If you thought your boss was generous letting you spend 2 weeks with your newborn, you’re probably not Swedish. In Sweden, parents get 480 total days to split, and at least 60 of those must be taken by dad. What’s that? Why, yes, this is a website devoted to helping you find a job in Stockholm.
Photographer Johan Bävman (who recently just had his second child) decided to show all those fathers who took 6 or more months off for his book, Swedish Dads. Below are stay-at-home Swedes who are intimately familiar with tea time, more than ready for a sink bath, and who definitely witnessed their kid’s first steps in person.
Michael Winblad is on leave part- time for 9 months with his children Matisse, 2, and Vivianne, 5 months. “I struggle to get a good relationship with my children. Therefore, parental leave in the beginning is important to me and I have been lucky to have a wife who can cover for me when I had to work.”
Loui Kuhlau is on leave for one year with his son Elling. “There was never any discussion about who should stay at home with Elling. That we would split parental leave more or less equally has always been obvious to us. Had I not had the opportunity to be at home with our son for almost a year, I would probably not have known who he is as a person and what his needs are. This said, there hasn’t been much time to just sit and enjoy being in his company. Most of the time has been spent making everything work. It really is a full-time job.”

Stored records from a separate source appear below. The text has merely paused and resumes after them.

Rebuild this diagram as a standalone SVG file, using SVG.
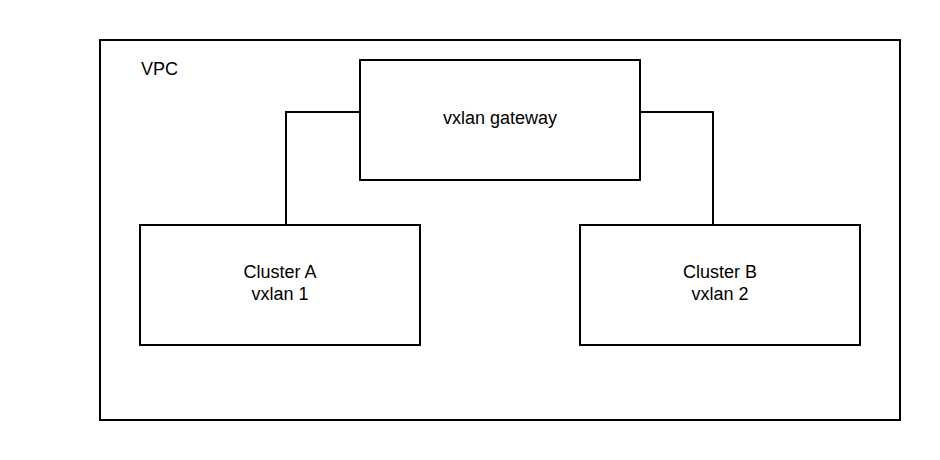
<svg xmlns="http://www.w3.org/2000/svg" width="940" height="460" viewBox="0 0 940 460">
<style>
.box{fill:#fff;stroke:#000;stroke-width:2}
.edge{fill:none;stroke:#000;stroke-width:2}
text{font-family:"Liberation Sans",Arial,sans-serif;font-size:18px;fill:#000}
.c{text-anchor:middle}
</style>
<rect width="940" height="460" fill="#fff"/>
<g id="vpc">
<rect class="box" x="100" y="40" width="800" height="380"/>
<text x="141" y="75">VPC</text>
</g>
<g id="connectors">
<polyline class="edge" points="360,112 286,112 286,225"/>
<polyline class="edge" points="640,112 713,112 713,225"/>
</g>
<g id="gateway">
<rect class="box" x="360" y="60" width="280" height="120"/>
<text class="c" x="500" y="124">vxlan gateway</text>
</g>
<g id="clusterA">
<rect class="box" x="140" y="225" width="280" height="120"/>
<text class="c" x="280" y="278">Cluster A</text>
<text class="c" x="280" y="300">vxlan 1</text>
</g>
<g id="clusterB">
<rect class="box" x="580" y="225" width="280" height="120"/>
<text class="c" x="720" y="278">Cluster B</text>
<text class="c" x="720" y="300">vxlan 2</text>
</g>
</svg>
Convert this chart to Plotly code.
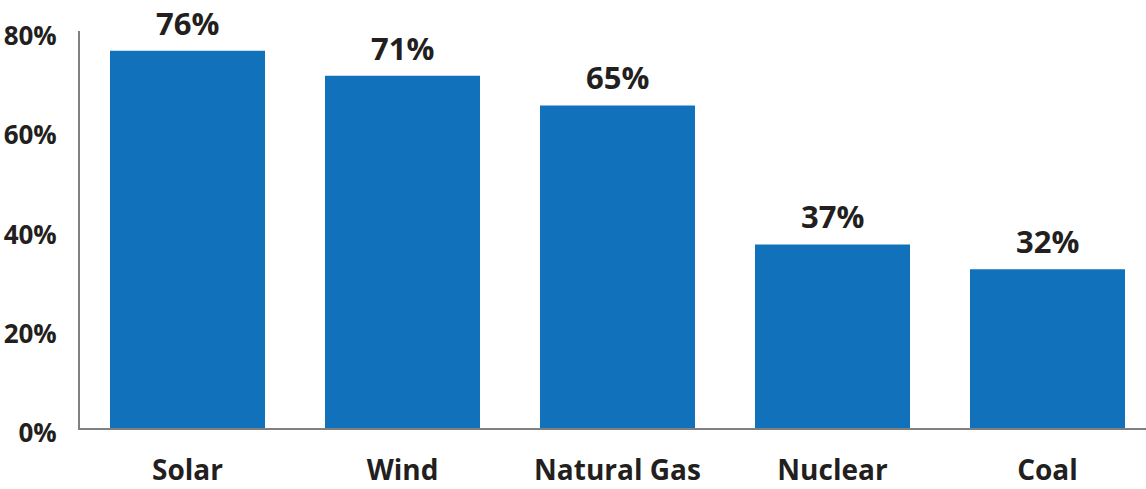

Jonas Feldt is currently on parental leave for a year with his one-year-old daughter Siri. He was previously on leave for 9 months with his daughter Lovis, who is now 3-years-old. “It was a wake-up call to read about a survey by the youth magazine Kamratposten expressing that most children turn to their mum when they are upset, seeking comfort or just need someone to talk to. Second to the mother came a relative, then a sibling, then someone at school, and only a long way down came dad. I want my kids to feel just as safe with me as with their mum, and that bond is something I’ll build during my parental leave. I don’t just want to be the fun parent.”
Andreas Bergström has been home since his youngest child, Sam, was born. He was working quarter-time and about to start 6 months of parental leave. “Our children have as much trust in me as in my partner. It is important to me that I am also able to comfort my children. Since my partner fell ill due to complications at childbirth, I had to take on the lion’s share of upbringing during the period just after birth. It is easy to glide apart unless you share grief, guilt, and happiness with each other when you have children.”
Ola Larsson is currently on leave with his son Gustav for 8 months. “It is important that everyone is free to choose to take time off for parental leave or not. It is the culture that needs to change on a grand scale and more male role models must be promoted. I had to dry many tears after I left my son in daycare for the first time. It is a true gift to be allowed to create such strong emotional ties. You almost have to experience parental leave to understand what you lose before you decide to work instead.”
Juan Cardenal was on parental leave for 18 months, 9 with Ivo and 9 with Alma. During that time his Spanish friends admitted they were envious they weren’t able to stay at home as much with their children in Spain. “My older relatives expressed doubts as to whether I would be able to handle the children myself. With my extensive parental leave, I believe it was easier to connect and bond with my children than fathers that don’t stay home. I am eternally grateful for having been able to be on leave for such a long time. Parental leave changed my way of looking at life. It created a break in the rapid pace and allowed me to reflect.”
Marcus Bergqvist is currently on parental leave with his oldest son Ted for 6 months and youngest son Sigge for 8 months. “As a mother I think you grow into parenthood during pregnancy. For fathers, it all happens very suddenly at childbirth. I’m probably a better dad now than when my oldest son Ted was born. A dad is not something you become over one day, I think it takes a long time to be secure in your role as a parent. In Sweden, we have a system that seems like a utopia for many people around the world. But we have a lot of work ahead before can call our society equal.”